もともとゲームウォッチが好きで、「オクトパス」やら「ドンキーコング」やら、当時としては高価なおもちゃを買ってもらって遊んでいました。
そんな中で、ファミコンがさながら流星の如く社会に飛び出しました。
友人の家のテレビの中で躍動するマリオやポパイは、ゲームウォッチの世界のタコやゴリラとは、明らかに違うオーラを放っていました。
残念ながら両親の方針で我が家にファミコンがやってくることはありませんでした。
その後、ディスクシステム、スーパーファミコン、ニンテンドー64、Wii、WiiUなどを世に送り出した任天堂ですが、最近ではスマホゲームに押されて、業績が悪化していると聞きます。
任天堂、アルファベットでNintendo・・・。
今日扱う分子標的薬は、もともとBIBF1120と呼ばれていましたが、最近ではNintedanibと称するそうです。
あんまり似ているので、つい任天堂の話題から始めてしまいました。
BIBF1120の名前を最初に知ったのは、特発性肺線維症に対する治療薬として開発の俎上にのった分子標的薬がある、という噂を耳にしてからでした。
特発性肺線維症は難治性の肺変性疾患で、今のところ大規模臨床試験で有効性が証明されたのは、pirfenidoneくらいです。
それでも、治療効果は「特発性肺線維症の進行を遅らせ、経年的な肺活量の低下を緩やかにする」という程度です。
簡単に言えば、悪くなる速度を遅くする、ということで、病態を改善する治療ではありません。
BIBF1120については、同様の治療効果を見るためのTOMORROW試験(第II相試験)が終了しています。
http://www.nejm.org/doi/pdf/10.1056/NEJMoa1103690
BIBF1120を150mg/回、1日2回、12ヶ月服用した人はそうでなかった人に比べて、1年後の努力肺活量の低下が有意に少なかった(0.06L vs 0.19L)そうです。
現在のところIMPULSIS I/IIという大規模第III相臨床試験が進んでいるそうです。
一方、BIBF1120は、肺癌の世界でも有効性が示されています。
http://www.thelancet.com/journals/lanonc/article/PIIS1470-2045(13)70586-2/fulltext
初回化学療法終了後、しばらく時間がたって、2nd lineの治療に悩むときどうするかがこの論文の主旨のひとつです。

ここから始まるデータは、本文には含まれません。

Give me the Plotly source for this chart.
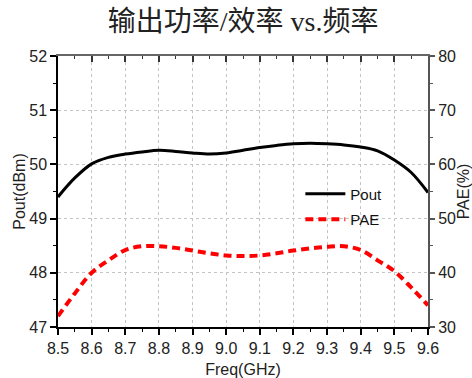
import plotly.graph_objects as go

freq = [8.5, 8.55, 8.6, 8.65, 8.7, 8.75, 8.8, 8.85, 8.9, 8.95, 9.0, 9.05, 9.1, 9.15, 9.2, 9.25, 9.3, 9.35, 9.4, 9.45, 9.5, 9.55, 9.6]
pout = [49.40, 49.75, 50.01, 50.13, 50.19, 50.23, 50.26, 50.24, 50.21, 50.19, 50.21, 50.26, 50.31, 50.35, 50.38, 50.39, 50.38, 50.36, 50.32, 50.25, 50.08, 49.85, 49.48]
pae = [32.0, 36.2, 40.0, 42.3, 44.2, 44.9, 44.9, 44.6, 44.1, 43.6, 43.2, 43.1, 43.2, 43.6, 44.1, 44.5, 44.8, 44.9, 44.2, 42.3, 40.3, 37.3, 34.0]

x_ticks = [8.5, 8.6, 8.7, 8.8, 8.9, 9.0, 9.1, 9.2, 9.3, 9.4, 9.5, 9.6]
x_labels = ["8.5", "8.6", "8.7", "8.8", "8.9", "9.0", "9.1", "9.2", "9.3", "9.4", "9.5", "9.6"]

font_sans = "Liberation Sans, Arial, sans-serif"

fig = go.Figure()
fig.add_trace(go.Scatter(x=freq, y=pout, name="Pout", mode="lines", legendgroup="a",
                         line=dict(color="black", width=3, shape="spline"), yaxis="y"))
fig.add_trace(go.Scatter(x=freq, y=pae, name="PAE", mode="lines", legendgroup="b",
                         line=dict(color="#ff0000", width=4, dash="8px,5px", shape="spline"), yaxis="y2"))
fig.add_trace(go.Scatter(x=[8.5, 9.6], y=[47, 47], xaxis="x2", yaxis="y", mode="lines",
                         line=dict(width=0), showlegend=False, hoverinfo="skip"))

fig.update_layout(
    width=472, height=378,
    margin=dict(l=58, r=44, t=56, b=51),
    paper_bgcolor="white", plot_bgcolor="white",
    title=dict(text="输出功率/效率 vs.频率", x=0.515, xanchor="center", y=0.945, yanchor="middle",
               font=dict(family="Liberation Serif, Noto Sans CJK SC, serif", size=28, color="#222")),
    font=dict(family=font_sans, size=16, color="#222"),
    xaxis=dict(range=[8.5, 9.6], tickvals=x_ticks, ticktext=x_labels, automargin=False,
               showline=True, linecolor="black", linewidth=1.5,
               ticks="outside", ticklen=6, tickwidth=1.5, tickcolor="black",
               minor=dict(dtick=0.05, tick0=8.5, ticks="outside", ticklen=3, tickwidth=1.2, tickcolor="black", showgrid=False),
               showgrid=True, gridcolor="#c4c4c4", griddash="dot", gridwidth=1,
               zeroline=False,
               title=dict(text="Freq(GHz)", font=dict(size=16), standoff=8),
               tickfont=dict(size=16)),
    xaxis2=dict(range=[8.5, 9.6], overlaying="x", side="top", tickvals=x_ticks, automargin=False,
                showticklabels=False, showline=True, linecolor="#666", linewidth=1.5,
                ticks="inside", ticklen=6, tickwidth=1.5, tickcolor="#333",
                minor=dict(dtick=0.05, tick0=8.5, ticks="inside", ticklen=3, tickwidth=1.2, tickcolor="#333", showgrid=False),
                showgrid=False, zeroline=False),
    yaxis=dict(range=[47, 52], dtick=1, tick0=47, automargin=False,
               showline=True, linecolor="black", linewidth=1.5,
               ticks="outside", ticklen=6, tickwidth=1.5, tickcolor="black",
               minor=dict(dtick=0.5, ticks="outside", ticklen=3, tickwidth=1.2, tickcolor="black", showgrid=False),
               showgrid=True, gridcolor="#c4c4c4", griddash="dot", gridwidth=1,
               zeroline=False,
               title=dict(text="Pout(dBm)", font=dict(size=16), standoff=0),
               tickfont=dict(size=16)),
    yaxis2=dict(range=[30, 80], dtick=10, tick0=30, overlaying="y", side="right", automargin=False,
                showline=True, linecolor="#555", linewidth=2,
                ticks="outside", ticklen=5, tickwidth=1.5, tickcolor="#555",
                minor=dict(dtick=5, ticks="outside", ticklen=3, tickwidth=1.2, tickcolor="#555", showgrid=False),
                showgrid=False, zeroline=False,
                title=dict(text="PAE(%)", font=dict(size=16), standoff=6),
                tickfont=dict(size=16)),
    legend=dict(x=0.655, y=0.552, xanchor="left", yanchor="top", bgcolor="rgba(0,0,0,0)",
                font=dict(size=15, color="#111"), tracegroupgap=3, itemwidth=40),
    showlegend=True,
)

fig.write_html("out.html", config={"displayModeBar": False},
               post_script="document.body.style.margin='0';document.body.style.overflow='hidden';")
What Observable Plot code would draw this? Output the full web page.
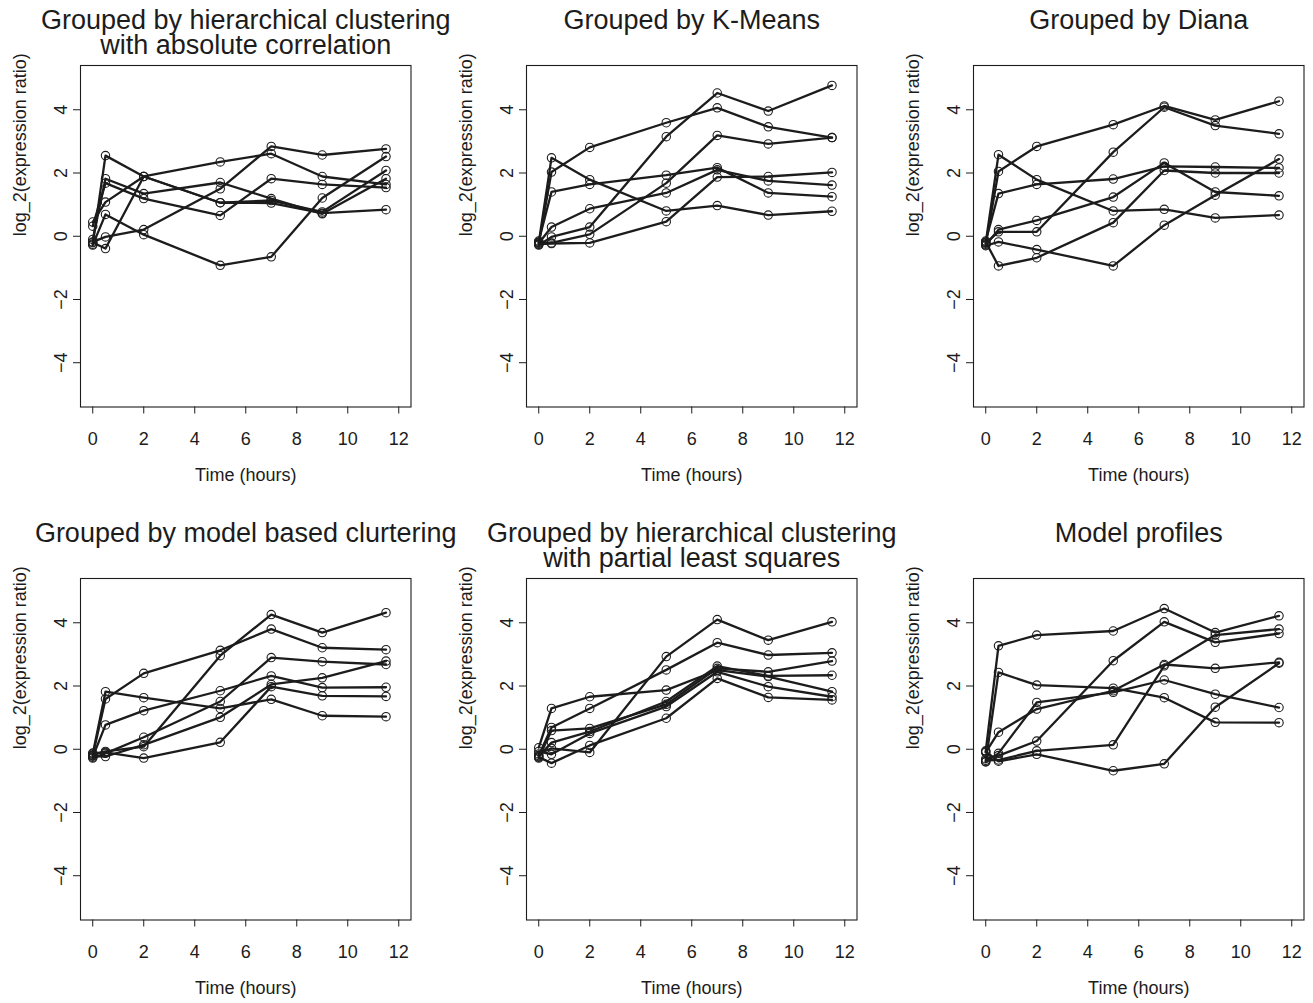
<!DOCTYPE html>
<html>
<head>
<meta charset="utf-8">
<script src="https://cdn.jsdelivr.net/npm/d3@7"></script>
<script src="https://cdn.jsdelivr.net/npm/@observablehq/plot@0.6"></script>
<style>
  html, body { margin: 0; padding: 0; background: #fff; }
  #wrap { position: relative; width: 1313px; height: 1003px; overflow: hidden; background: #fff; }
</style>
</head>
<body>
<div id="wrap"></div>
<script>
// ---- data ----
const times = [0, 0.5, 2, 5, 7, 9, 11.5];
const xTicks = [0, 2, 4, 6, 8, 10, 12];
const yTicks = [-4, -2, 0, 2, 4];

const titles = [
  "Grouped by hierarchical clustering\nwith absolute correlation",
  "Grouped by K-Means",
  "Grouped by Diana",
  "Grouped by model based clurtering",
  "Grouped by hierarchical clustering\nwith partial least squares",
  "Model profiles"
];

const hclustAbs = [
  [-0.25, 2.55, 1.89, 1.06, 1.05, 0.73, 0.84],
  [-0.20, -0.39, 1.89, 2.35, 2.61, 1.89, 1.64],
  [0.45, 1.08, 1.89, 1.06, 1.13, 0.77, 2.08],
  [-0.10, 1.82, 1.35, 1.70, 1.19, 0.71, 1.82],
  [0.32, 1.68, 1.19, 0.66, 1.82, 1.64, 1.54],
  [-0.28, 0.69, 0.05, -0.92, -0.65, 1.21, 2.52],
  [-0.18, -0.02, 0.21, 1.50, 2.84, 2.57, 2.76]
];
const kmeans = [
  [-0.20, 2.48, 1.79, 0.80, 0.97, 0.67, 0.79],
  [-0.25, 2.03, 2.81, 3.59, 4.06, 3.46, 3.12],
  [-0.15, 1.40, 1.64, 1.93, 2.17, 1.37, 1.25],
  [-0.22, 0.29, 0.87, 1.37, 2.10, 1.75, 1.62],
  [-0.28, -0.02, 0.29, 3.15, 4.53, 3.96, 4.77],
  [-0.18, -0.21, 0.06, 1.68, 3.19, 2.92, 3.12],
  [-0.25, -0.23, -0.21, 0.46, 1.87, 1.89, 2.02]
];
const diana = [
  [-0.20, 2.58, 1.79, 0.80, 0.85, 0.58, 0.67],
  [-0.25, 2.05, 2.84, 3.53, 4.12, 3.68, 4.27],
  [-0.15, 1.35, 1.64, 1.81, 2.21, 2.19, 2.16],
  [-0.28, 0.21, 0.50, 1.24, 2.32, 1.40, 1.28],
  [-0.22, 0.14, 0.14, 2.66, 4.08, 3.50, 3.24],
  [-0.30, -0.18, -0.42, -0.94, 0.35, 1.30, 2.44],
  [-0.18, -0.94, -0.68, 0.43, 2.08, 2.00, 2.00]
];
const modelBased = [
  [-0.15, 1.82, 1.63, 1.29, 1.58, 1.06, 1.03],
  [-0.20, 1.59, 2.40, 3.13, 3.80, 3.21, 3.15],
  [-0.25, 0.77, 1.22, 1.85, 2.32, 1.95, 1.96],
  [-0.18, -0.07, 0.08, 2.96, 4.26, 3.69, 4.32],
  [-0.28, -0.13, 0.38, 1.51, 2.90, 2.77, 2.68],
  [-0.22, -0.23, 0.14, 1.01, 2.05, 2.26, 2.79],
  [-0.12, -0.10, -0.28, 0.22, 1.98, 1.69, 1.67]
];
const hclustPls = [
  [0.05, 1.29, 1.66, 1.87, 2.50, 2.30, 1.82],
  [-0.20, 0.69, 1.29, 2.51, 3.37, 2.98, 3.05],
  [-0.15, 0.03, -0.10, 2.93, 4.10, 3.45, 4.03],
  [-0.28, 0.59, 0.66, 1.42, 2.56, 2.45, 2.79],
  [-0.23, 0.21, 0.56, 1.51, 2.63, 2.32, 2.34],
  [-0.07, -0.16, 0.50, 1.35, 2.45, 1.98, 1.66],
  [-0.25, -0.44, 0.12, 0.98, 2.24, 1.64, 1.56]
];
const modelProfiles = [
  [-0.05, 3.27, 3.61, 3.74, 4.45, 3.69, 4.22],
  [-0.39, 2.43, 2.03, 1.93, 1.63, 0.85, 0.84],
  [-0.10, 0.54, 1.27, 1.85, 2.68, 2.56, 2.75],
  [-0.40, -0.13, 1.48, 1.80, 2.19, 1.74, 1.32],
  [-0.30, -0.20, 0.26, 2.80, 4.03, 3.38, 3.66],
  [-0.35, -0.34, -0.05, 0.14, 2.64, 3.61, 3.80],
  [-0.08, -0.38, -0.16, -0.68, -0.46, 1.33, 2.72]
];

const panels = [hclustAbs, kmeans, diana, modelBased, hclustPls, modelProfiles];

// ---- layout ----
const colLeft = [79.7, 526.3, 972.5];
const rowTop = [65, 578];
const W = 330.5, H = 341.5;
const mL = 80, mR = 12, mT = 65, mB = 88;
const ink = "#1c1c1c";
const font = "'Liberation Sans', Arial, Helvetica, sans-serif";

const wrap = document.getElementById("wrap");

panels.forEach((series, p) => {
  const rows = series.flatMap((vals, k) => vals.map((v, i) => ({t: times[i], v, s: k})));
  const chart = Plot.plot({
    width: mL + W + mR,
    height: mT + H + mB,
    marginLeft: mL, marginRight: mR, marginTop: mT, marginBottom: mB,
    x: {domain: [-0.48, 12.48]},
    y: {domain: [-5.4, 5.4]},
    style: {fontFamily: font, background: "transparent", overflow: "visible", maxWidth: "none", color: ink},
    marks: [
      Plot.axisX({ticks: xTicks, tickSize: 7, tickPadding: 18, fontSize: 18, label: null, stroke: ink, fill: ink}),
      Plot.axisY({ticks: yTicks, tickSize: 7, tickPadding: 7, tickRotate: -90, fontSize: 18, label: null, stroke: ink, fill: ink}),
      Plot.frame({stroke: ink, strokeWidth: 1.1}),
      Plot.line(rows, {x: "t", y: "v", z: "s", stroke: ink, strokeWidth: 2.3}),
      Plot.dot(rows, {x: "t", y: "v", r: 4.2, stroke: ink, strokeWidth: 1.1, fill: "none"}),
      Plot.text([titles[p]], {text: d => d, frameAnchor: "top", lineAnchor: "top", dy: -54, fontSize: 27, lineHeight: 0.93, fill: ink}),
      Plot.text(["Time (hours)"], {text: d => d, frameAnchor: "bottom", lineAnchor: "middle", dy: 68.3, fontSize: 18, fill: ink}),
      Plot.text(["log_2(expression ratio)"], {text: d => d, frameAnchor: "left", lineAnchor: "middle", rotate: -90, dx: -60.5, fontSize: 18, fill: ink})
    ]
  });
  const c = p % 3, r = Math.floor(p / 3);
  chart.style.position = "absolute";
  chart.style.left = (colLeft[c] - mL) + "px";
  chart.style.top = (rowTop[r] - mT) + "px";
  wrap.appendChild(chart);
});
</script>
</body>
</html>
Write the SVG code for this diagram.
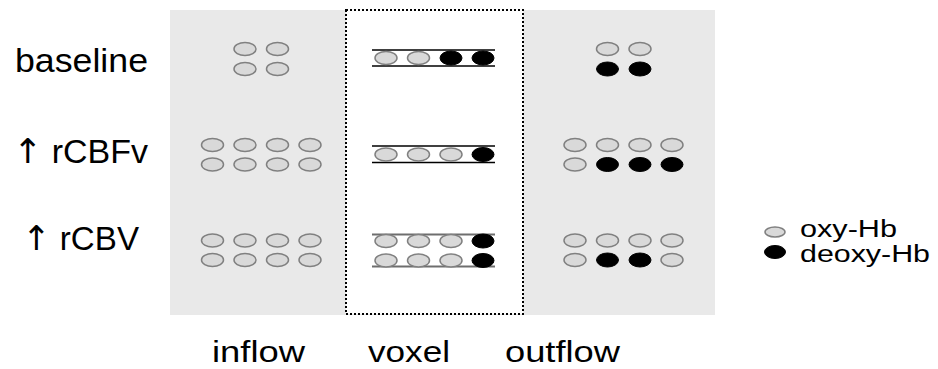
<svg xmlns="http://www.w3.org/2000/svg" xmlns:xlink="http://www.w3.org/1999/xlink" width="938" height="369" viewBox="0 0 938 369">
<style>
.lbl{font-family:"Liberation Sans",Arial,sans-serif;font-size:33px;fill:#000}
.col{font-family:"Liberation Sans",Arial,sans-serif;font-size:30px;fill:#000}
.arr{font-family:"DejaVu Sans",sans-serif;font-size:34px}
.leg{font-family:"Liberation Sans",Arial,sans-serif;font-size:23px;fill:#000}
.oxy{fill:#d9d9d9;stroke:#808080;stroke-width:1.5}
.deo{fill:#000;stroke:#000;stroke-width:1}
.vl{stroke:#000;stroke-width:1.5}
.vg{stroke:#6e6e6e;stroke-width:2}
</style>
<defs>
<ellipse id="o" class="oxy" rx="11" ry="6.5"/>
<ellipse id="d" class="deo" rx="11" ry="7"/>
</defs>
<rect id="bg" x="170" y="10" width="545" height="305" fill="#e9e9e9"/>
<g id="voxel-box">
<rect x="346" y="10" width="177" height="304" fill="#fff" stroke="#000" stroke-width="2" stroke-dasharray="2,2"/>
</g>
<g id="row-labels">
<text class="lbl" x="15" y="72" textLength="133" lengthAdjust="spacingAndGlyphs">baseline</text>
<text class="lbl" x="13" y="163" textLength="135" lengthAdjust="spacingAndGlyphs"><tspan class="arr">↑</tspan> rCBFv</text>
<text class="lbl" x="22" y="250" textLength="117" lengthAdjust="spacingAndGlyphs"><tspan class="arr">↑</tspan> rCBV</text>
</g>
<g id="col-labels">
<text class="col" x="212" y="362" textLength="93" lengthAdjust="spacingAndGlyphs">inflow</text>
<text class="col" x="368" y="362" textLength="82" lengthAdjust="spacingAndGlyphs">voxel</text>
<text class="col" x="505" y="362" textLength="115" lengthAdjust="spacingAndGlyphs">outflow</text>
</g>
<g id="inflow">
<use href="#o" x="245" y="49"/><use href="#o" x="277.5" y="49"/>
<use href="#o" x="245" y="69"/><use href="#o" x="277.5" y="69"/>
<use href="#o" x="212.5" y="145"/><use href="#o" x="245" y="145"/><use href="#o" x="277.5" y="145"/><use href="#o" x="310" y="145"/>
<use href="#o" x="212.5" y="164.5"/><use href="#o" x="245" y="164.5"/><use href="#o" x="277.5" y="164.5"/><use href="#o" x="310" y="164.5"/>
<use href="#o" x="212.5" y="240.5"/><use href="#o" x="245" y="240.5"/><use href="#o" x="277.5" y="240.5"/><use href="#o" x="310" y="240.5"/>
<use href="#o" x="212.5" y="260"/><use href="#o" x="245" y="260"/><use href="#o" x="277.5" y="260"/><use href="#o" x="310" y="260"/>
</g>
<g id="voxel">
<line class="vl" x1="372" y1="50" x2="495" y2="50"/><line class="vl" x1="372" y1="66" x2="495" y2="66"/>
<use href="#o" x="386" y="58"/><use href="#o" x="418.5" y="58"/><use href="#d" x="451" y="58"/><use href="#d" x="483" y="58"/>
<line class="vl" x1="372" y1="146" x2="495" y2="146"/><line class="vl" x1="372" y1="162.5" x2="495" y2="162.5"/>
<use href="#o" x="386" y="154.5"/><use href="#o" x="418.5" y="154.5"/><use href="#o" x="451" y="154.5"/><use href="#d" x="483" y="154.5"/>
<line class="vg" x1="372" y1="234.5" x2="495" y2="234.5"/><line class="vg" x1="372" y1="266.5" x2="495" y2="266.5"/>
<use href="#o" x="386" y="241"/><use href="#o" x="418.5" y="241"/><use href="#o" x="451" y="241"/><use href="#d" x="483" y="241"/>
<use href="#o" x="386" y="260.5"/><use href="#o" x="418.5" y="260.5"/><use href="#o" x="451" y="260.5"/><use href="#d" x="483" y="260.5"/>
</g>
<g id="outflow">
<use href="#o" x="607.5" y="49"/><use href="#o" x="640" y="49"/>
<use href="#d" x="607.5" y="69"/><use href="#d" x="640" y="69"/>
<use href="#o" x="575" y="145"/><use href="#o" x="607.5" y="145"/><use href="#o" x="640" y="145"/><use href="#o" x="672" y="145"/>
<use href="#o" x="575" y="164.5"/><use href="#d" x="607.5" y="164.5"/><use href="#d" x="640" y="164.5"/><use href="#d" x="672" y="164.5"/>
<use href="#o" x="575" y="240.5"/><use href="#o" x="607.5" y="240.5"/><use href="#o" x="640" y="240.5"/><use href="#o" x="672" y="240.5"/>
<use href="#o" x="575" y="260"/><use href="#d" x="607.5" y="260"/><use href="#d" x="640" y="260"/><use href="#o" x="672" y="260"/>
</g>
<g id="legend">
<ellipse class="oxy" cx="775" cy="232" rx="10" ry="5"/>
<ellipse class="deo" cx="775" cy="252" rx="10.5" ry="6.5"/>
<text class="leg" x="800" y="237" textLength="97" lengthAdjust="spacingAndGlyphs">oxy-Hb</text>
<text class="leg" x="800" y="262" textLength="130" lengthAdjust="spacingAndGlyphs">deoxy-Hb</text>
</g>
</svg>
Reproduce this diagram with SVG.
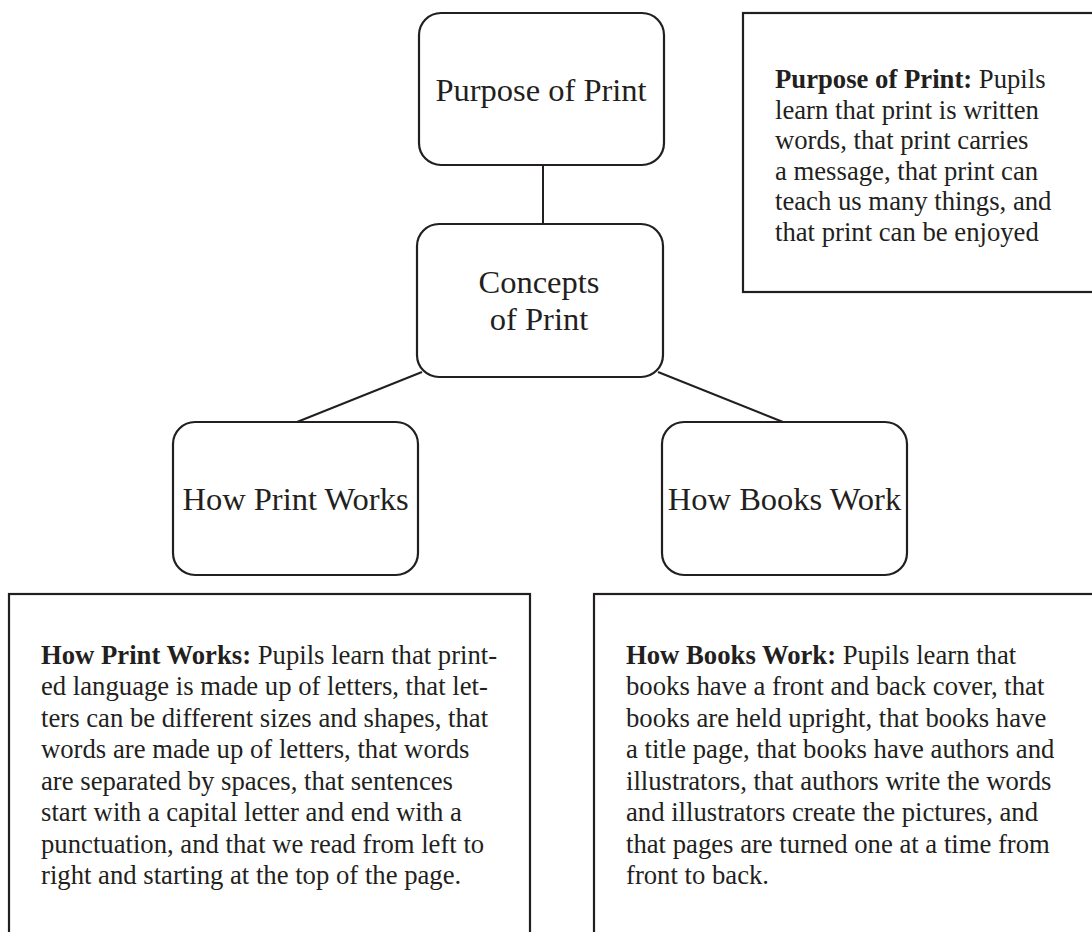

通常はドセタキセルかペメトレキセドで悩むところでしょうが、今回はそこにBIBF1120を上乗せしてしまおう、という試みです。
結果として、腺癌に限って言うならば、無増悪生存期間も全生存期間も延長しました。
化学療法との併用で使われた分子標的薬が、曲がりなりにも全生存期間を延長したのは、あまり記憶にありません。
わずかな差かもしれませんが、BIBF1120は、IPFにも肺癌にも、IPF合併肺癌に対しても、面白い薬です。
EGFR-TKIの治療薬/肺癌の化学療法薬として、これまでにない話題を提供してくれそうです。